* **What you have to do**: Read through the records below and copy each line that uses the word "this".

* **Given information**:
-----
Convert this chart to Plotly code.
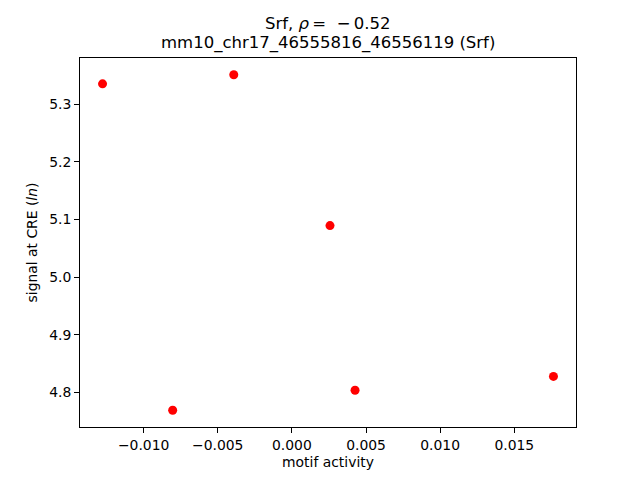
-----
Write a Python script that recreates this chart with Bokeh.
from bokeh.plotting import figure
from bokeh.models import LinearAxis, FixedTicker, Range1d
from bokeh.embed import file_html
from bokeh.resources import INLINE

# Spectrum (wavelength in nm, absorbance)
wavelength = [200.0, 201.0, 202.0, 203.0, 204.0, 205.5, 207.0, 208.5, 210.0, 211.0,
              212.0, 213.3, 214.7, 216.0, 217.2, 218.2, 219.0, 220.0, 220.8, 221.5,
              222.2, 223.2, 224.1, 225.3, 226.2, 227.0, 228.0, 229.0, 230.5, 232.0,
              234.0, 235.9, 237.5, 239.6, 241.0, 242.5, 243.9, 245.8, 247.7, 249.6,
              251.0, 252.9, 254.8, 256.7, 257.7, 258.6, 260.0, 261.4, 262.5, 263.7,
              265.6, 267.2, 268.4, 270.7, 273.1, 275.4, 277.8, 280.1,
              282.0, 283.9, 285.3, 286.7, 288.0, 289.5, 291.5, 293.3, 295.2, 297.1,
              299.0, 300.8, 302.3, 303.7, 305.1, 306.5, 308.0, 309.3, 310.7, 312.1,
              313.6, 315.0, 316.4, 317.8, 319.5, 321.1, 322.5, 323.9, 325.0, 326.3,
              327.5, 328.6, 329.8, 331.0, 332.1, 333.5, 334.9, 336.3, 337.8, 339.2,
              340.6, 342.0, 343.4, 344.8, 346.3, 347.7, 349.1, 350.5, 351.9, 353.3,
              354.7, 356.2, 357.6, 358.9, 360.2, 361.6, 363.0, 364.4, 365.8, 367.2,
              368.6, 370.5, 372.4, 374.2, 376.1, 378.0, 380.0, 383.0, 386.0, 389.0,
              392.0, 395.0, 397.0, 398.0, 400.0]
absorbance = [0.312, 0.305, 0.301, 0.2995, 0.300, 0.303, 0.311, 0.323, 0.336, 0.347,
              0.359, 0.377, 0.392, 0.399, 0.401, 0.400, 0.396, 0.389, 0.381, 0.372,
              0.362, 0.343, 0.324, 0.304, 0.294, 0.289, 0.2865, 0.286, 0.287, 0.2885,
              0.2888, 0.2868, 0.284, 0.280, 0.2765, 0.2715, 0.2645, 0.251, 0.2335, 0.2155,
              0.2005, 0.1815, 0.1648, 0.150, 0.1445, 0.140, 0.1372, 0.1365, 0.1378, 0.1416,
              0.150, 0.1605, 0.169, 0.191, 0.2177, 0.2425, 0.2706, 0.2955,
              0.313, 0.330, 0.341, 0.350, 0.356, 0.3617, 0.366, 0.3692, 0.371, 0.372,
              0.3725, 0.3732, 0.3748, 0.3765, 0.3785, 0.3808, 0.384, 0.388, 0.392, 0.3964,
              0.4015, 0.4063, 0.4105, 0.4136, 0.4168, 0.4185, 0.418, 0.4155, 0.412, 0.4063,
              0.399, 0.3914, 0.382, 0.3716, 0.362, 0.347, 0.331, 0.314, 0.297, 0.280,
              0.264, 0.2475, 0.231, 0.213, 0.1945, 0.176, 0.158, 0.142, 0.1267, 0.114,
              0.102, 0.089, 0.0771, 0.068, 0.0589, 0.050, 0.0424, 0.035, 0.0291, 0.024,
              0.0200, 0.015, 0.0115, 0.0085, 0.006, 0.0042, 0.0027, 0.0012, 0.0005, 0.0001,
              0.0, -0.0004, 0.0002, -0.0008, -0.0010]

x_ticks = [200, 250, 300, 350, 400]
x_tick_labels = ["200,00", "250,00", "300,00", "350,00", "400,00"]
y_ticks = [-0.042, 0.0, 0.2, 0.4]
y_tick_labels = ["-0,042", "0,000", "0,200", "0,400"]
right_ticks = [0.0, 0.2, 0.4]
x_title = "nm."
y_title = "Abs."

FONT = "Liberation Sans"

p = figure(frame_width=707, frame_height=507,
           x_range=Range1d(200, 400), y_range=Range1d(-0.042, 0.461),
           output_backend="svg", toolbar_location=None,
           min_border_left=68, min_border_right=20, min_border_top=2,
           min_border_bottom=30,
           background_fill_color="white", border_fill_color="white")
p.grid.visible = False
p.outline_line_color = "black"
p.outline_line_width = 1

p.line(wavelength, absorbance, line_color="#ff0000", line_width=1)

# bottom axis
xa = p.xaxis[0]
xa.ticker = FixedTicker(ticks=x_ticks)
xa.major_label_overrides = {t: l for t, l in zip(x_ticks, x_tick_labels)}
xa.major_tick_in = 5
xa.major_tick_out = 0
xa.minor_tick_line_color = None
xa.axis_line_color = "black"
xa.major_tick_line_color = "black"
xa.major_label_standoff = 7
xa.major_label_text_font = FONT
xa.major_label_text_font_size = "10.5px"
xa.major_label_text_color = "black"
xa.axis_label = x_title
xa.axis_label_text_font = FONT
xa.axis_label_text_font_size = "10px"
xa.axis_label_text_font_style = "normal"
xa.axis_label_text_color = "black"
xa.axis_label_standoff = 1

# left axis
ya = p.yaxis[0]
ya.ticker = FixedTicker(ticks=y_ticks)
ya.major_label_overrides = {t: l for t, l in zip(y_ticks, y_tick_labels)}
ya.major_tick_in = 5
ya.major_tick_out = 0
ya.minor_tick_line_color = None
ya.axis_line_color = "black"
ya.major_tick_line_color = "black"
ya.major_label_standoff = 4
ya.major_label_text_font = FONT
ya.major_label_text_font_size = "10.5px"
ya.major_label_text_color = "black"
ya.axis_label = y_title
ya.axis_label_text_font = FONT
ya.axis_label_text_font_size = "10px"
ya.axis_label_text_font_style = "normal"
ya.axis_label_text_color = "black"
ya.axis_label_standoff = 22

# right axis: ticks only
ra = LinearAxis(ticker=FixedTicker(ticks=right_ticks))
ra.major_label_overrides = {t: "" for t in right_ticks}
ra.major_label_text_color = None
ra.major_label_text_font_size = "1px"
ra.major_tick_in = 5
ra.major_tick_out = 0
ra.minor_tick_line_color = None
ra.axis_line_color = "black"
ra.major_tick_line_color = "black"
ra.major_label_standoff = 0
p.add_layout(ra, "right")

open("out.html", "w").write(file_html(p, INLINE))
-----
* **Correct response**:
Convert this chart to Plotly code.
Write a Python script that recreates this chart with Bokeh.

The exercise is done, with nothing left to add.